James Mandrell: So, in other words, it was a satisfying paper for the author and the reader I think that those are two really important things. I really appreciate your thoughtfulness in terms of the answers to the questions and I was just wondering if there's anything either one of you would like to add, as we close up. I think that the lens paper that was earlier really helped me in the writing of it, I hadn't ever had to find sources that didn't neatly fit with what I was writing before and I think that really helped me kind of grow as a researcher and learn how to apply more disparate tools to work for my own writing, and for my own purposes and that really helped me a lot. In this particular paper trying to find writing on something that hadn't really been written about much before and so that was really useful for me.
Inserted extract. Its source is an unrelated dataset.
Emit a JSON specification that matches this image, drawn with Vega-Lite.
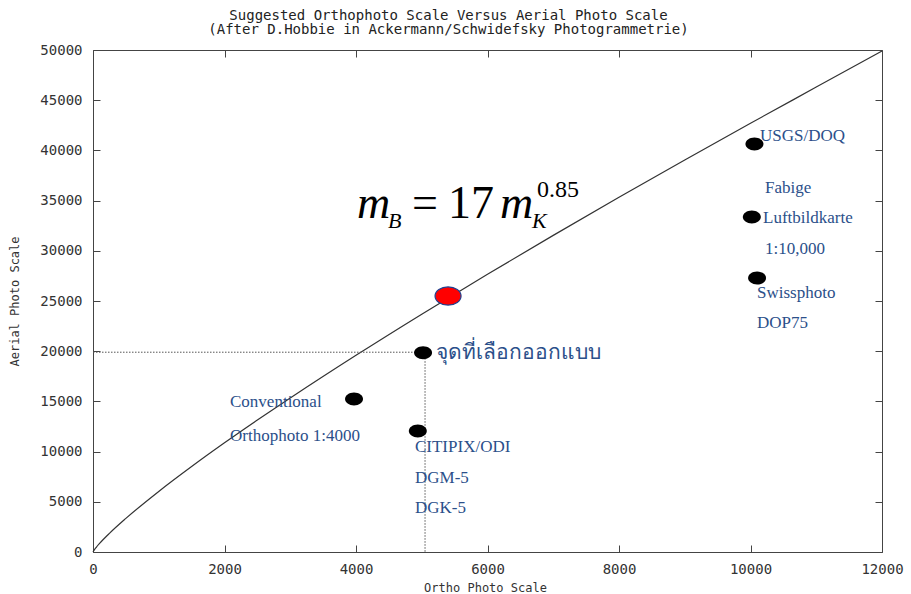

James Mandrell: I think that's really important that's the case in some respects the difficulty of being original that when you're finding new things, or when you're approaching a new topic, you're not going to find evidence or supporting sources that are going to touch on what you're doing, so you have to find a way to translate or negotiate between what's been done and your new ideas which you really did successfully in this paper, and I think that's an important thing to learn. Doug did you have anything that you wanted to add?
Doug Kirshen: Just keep open to new ideas, be intellectually curious, and don't stop that when you're writing your paper. If you can do that and be open to making connections that are different and not obvious and therefore have a richer range of [ideas] to bring into your research paper, that's quite a thing to be able to learn, and it's something I think we all aspire to.
James Mandrell: Well I'd like to thank both of our guests and I hope you enjoyed listening to what they had to say about this paper it's an example of the fine work that's being done in our university writing seminars and I'm grateful to both Zoe and Professor Kirshen for joining us.